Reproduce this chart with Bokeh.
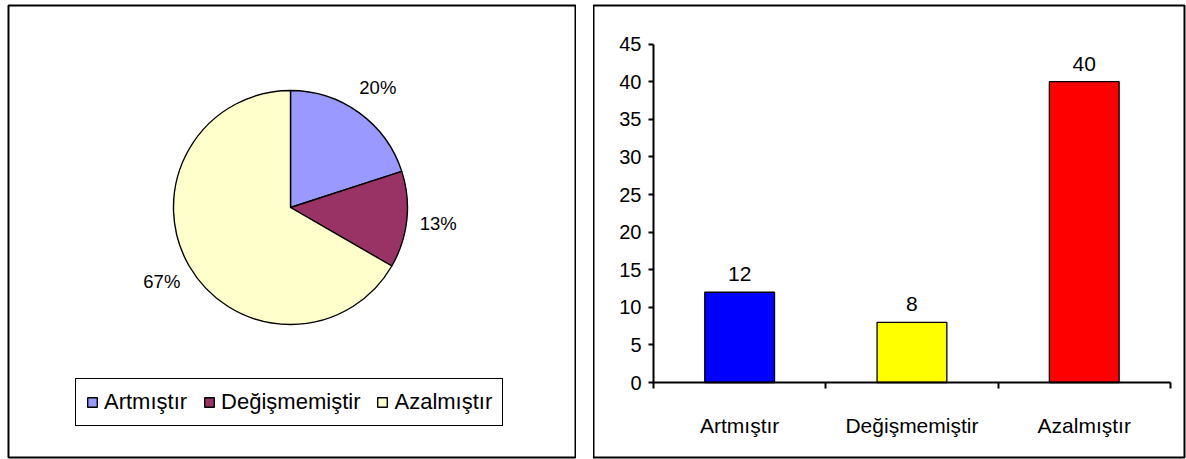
import math
from bokeh.plotting import figure
from bokeh.layouts import row
from bokeh.models import (ColumnDataSource, Range1d, LinearAxis, FixedTicker, Legend, LegendItem)
from bokeh.core.properties import value
from bokeh.embed import file_html
from bokeh.resources import INLINE

categories = ["Artmıştır", "Değişmemiştir", "Azalmıştır"]
counts = [12, 8, 40]
pie_labels = ["20%", "13%", "67%"]
pie_colors = ["#9999FF", "#993366", "#FFFFCC"]
bar_colors = ["#0000FF", "#FFFF00", "#FF0000"]
y_ticks = [0, 5, 10, 15, 20, 25, 30, 35, 40, 45]

FONT = "Liberation Sans"

# ---------------- Pie panel ----------------
W1, H1 = 576, 459
MB1 = dict(min_border_left=8, min_border_right=1, min_border_top=5, min_border_bottom=2)
fw1 = W1 - 8 - 1
fh1 = H1 - 5 - 2
R_PX = 117.0
cx_px, cy_px = 282.0, 202.0  # pie centre within frame (px)
p1 = figure(width=W1, height=H1, output_backend="svg", toolbar_location=None,
            x_axis_type=None, y_axis_type=None,
            x_range=Range1d(-cx_px / R_PX, (fw1 - cx_px) / R_PX),
            y_range=Range1d(-(fh1 - cy_px) / R_PX, cy_px / R_PX), **MB1)
p1.outline_line_color = "black"
p1.outline_line_width = 2
p1.background_fill_color = "white"
p1.border_fill_color = "white"

total = sum(counts)
starts, ends, lx, ly = [], [], [], []
cum = 0
for c in counts:
    a0 = math.pi / 2 - 2 * math.pi * cum / total
    cum += c
    a1 = math.pi / 2 - 2 * math.pi * cum / total
    starts.append(a0)
    ends.append(a1)
    mid = (a0 + a1) / 2
    lx.append(1.27 * math.cos(mid))
    ly.append(1.27 * math.sin(mid))

src = ColumnDataSource(dict(cat=categories, start=starts, end=ends, color=pie_colors,
                            lx=lx, ly=ly, lab=pie_labels))
w = p1.wedge(x=0, y=0, radius=1, start_angle="start", end_angle="end", direction="clock",
             fill_color="color", line_color="black", line_width=1.4, source=src)
p1.text(x="lx", y="ly", text="lab", source=src, text_align="center", text_baseline="middle",
        text_font=value(FONT), text_font_size="18.5px", text_color="black")

legend = Legend(items=[LegendItem(label=categories[i], renderers=[w], index=i) for i in range(3)],
                orientation="horizontal", location=(67, 31),
                label_text_font=FONT, label_text_font_size="22px", label_text_color="black",
                glyph_width=12, glyph_height=12, label_standoff=6, spacing=16,
                padding=10, margin=0,
                border_line_color="black", border_line_width=1.5, border_line_alpha=1,
                background_fill_color="white", background_fill_alpha=1)
p1.add_layout(legend, "center")

# ---------------- Bar panel ----------------
W2, H2 = 593, 459
MB2 = dict(min_border_left=0, min_border_right=2, min_border_top=5, min_border_bottom=2)
left_page = 576 + 17
frame_left_page, frame_top_page = left_page, 5
frame_right_page, frame_bottom_page = left_page + W2 - 2, H2 - 2
x0_page, unit_x = 653.0, 172.3
y0_page, unit_y = 382.0, 7.52
p2 = figure(width=W2, height=H2, output_backend="svg", toolbar_location=None,
            x_axis_type=None, y_axis_type=None,
            x_range=Range1d((frame_left_page - x0_page) / unit_x, (frame_right_page - x0_page) / unit_x),
            y_range=Range1d(-(frame_bottom_page - y0_page) / unit_y, (y0_page - frame_top_page) / unit_y),
            **MB2)
p2.outline_line_color = "black"
p2.outline_line_width = 2

xs = [i + 0.5 for i in range(len(categories))]
bsrc = ColumnDataSource(dict(x=xs, top=counts, color=bar_colors, lab=[str(c) for c in counts]))
p2.vbar(x="x", top="top", bottom=0, width=0.405, fill_color="color", line_color="black",
        line_width=1.3, source=bsrc)
p2.text(x="x", y="top", text="lab", source=bsrc, text_align="center", text_baseline="alphabetic",
        y_offset=-18, text_font=value(FONT), text_font_size="21px", text_color="black")

yaxis = LinearAxis(fixed_location=0, ticker=FixedTicker(ticks=y_ticks), bounds=(0, 45),
                   axis_line_width=2, major_tick_line_width=2, major_tick_out=5, major_tick_in=0,
                   minor_tick_line_color=None, major_label_standoff=7,
                   major_label_text_font=FONT, major_label_text_font_size="20px",
                   major_label_text_color="black")
p2.add_layout(yaxis, "left")

xaxis = LinearAxis(fixed_location=0, ticker=FixedTicker(ticks=[0, 1, 2, 3]), bounds=(0, 3),
                   axis_line_width=2, major_tick_line_width=2, major_tick_out=6, major_tick_in=0,
                   minor_tick_line_color=None,
                   major_label_overrides={0: "", 1: "", 2: "", 3: ""})
p2.add_layout(xaxis, "below")

xlab = LinearAxis(fixed_location=0, ticker=FixedTicker(ticks=xs),
                  axis_line_color=None, major_tick_line_color=None, minor_tick_line_color=None,
                  major_label_standoff=25,
                  major_label_overrides={x: c for x, c in zip(xs, categories)},
                  major_label_text_font=FONT, major_label_text_font_size="21px",
                  major_label_text_color="black")
p2.add_layout(xlab, "below")

layout = row(p1, p2, spacing=17)
open("out.html", "w").write(file_html(layout, INLINE))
********************
- [To be done]
Give again, word for word, every line from the top of the data through the line with "ly.append(1.27 * math.sin(mid))", both ends included, and exclude the pictures.

- [Output of the task]
Reproduce this chart with Bokeh.
import math
from bokeh.plotting import figure
from bokeh.layouts import row
from bokeh.models import (ColumnDataSource, Range1d, LinearAxis, FixedTicker, Legend, LegendItem)
from bokeh.core.properties import value
from bokeh.embed import file_html
from bokeh.resources import INLINE

categories = ["Artmıştır", "Değişmemiştir", "Azalmıştır"]
counts = [12, 8, 40]
pie_labels = ["20%", "13%", "67%"]
pie_colors = ["#9999FF", "#993366", "#FFFFCC"]
bar_colors = ["#0000FF", "#FFFF00", "#FF0000"]
y_ticks = [0, 5, 10, 15, 20, 25, 30, 35, 40, 45]

FONT = "Liberation Sans"

# ---------------- Pie panel ----------------
W1, H1 = 576, 459
MB1 = dict(min_border_left=8, min_border_right=1, min_border_top=5, min_border_bottom=2)
fw1 = W1 - 8 - 1
fh1 = H1 - 5 - 2
R_PX = 117.0
cx_px, cy_px = 282.0, 202.0  # pie centre within frame (px)
p1 = figure(width=W1, height=H1, output_backend="svg", toolbar_location=None,
            x_axis_type=None, y_axis_type=None,
            x_range=Range1d(-cx_px / R_PX, (fw1 - cx_px) / R_PX),
            y_range=Range1d(-(fh1 - cy_px) / R_PX, cy_px / R_PX), **MB1)
p1.outline_line_color = "black"
p1.outline_line_width = 2
p1.background_fill_color = "white"
p1.border_fill_color = "white"

total = sum(counts)
starts, ends, lx, ly = [], [], [], []
cum = 0
for c in counts:
    a0 = math.pi / 2 - 2 * math.pi * cum / total
    cum += c
    a1 = math.pi / 2 - 2 * math.pi * cum / total
    starts.append(a0)
    ends.append(a1)
    mid = (a0 + a1) / 2
    lx.append(1.27 * math.cos(mid))
    ly.append(1.27 * math.sin(mid))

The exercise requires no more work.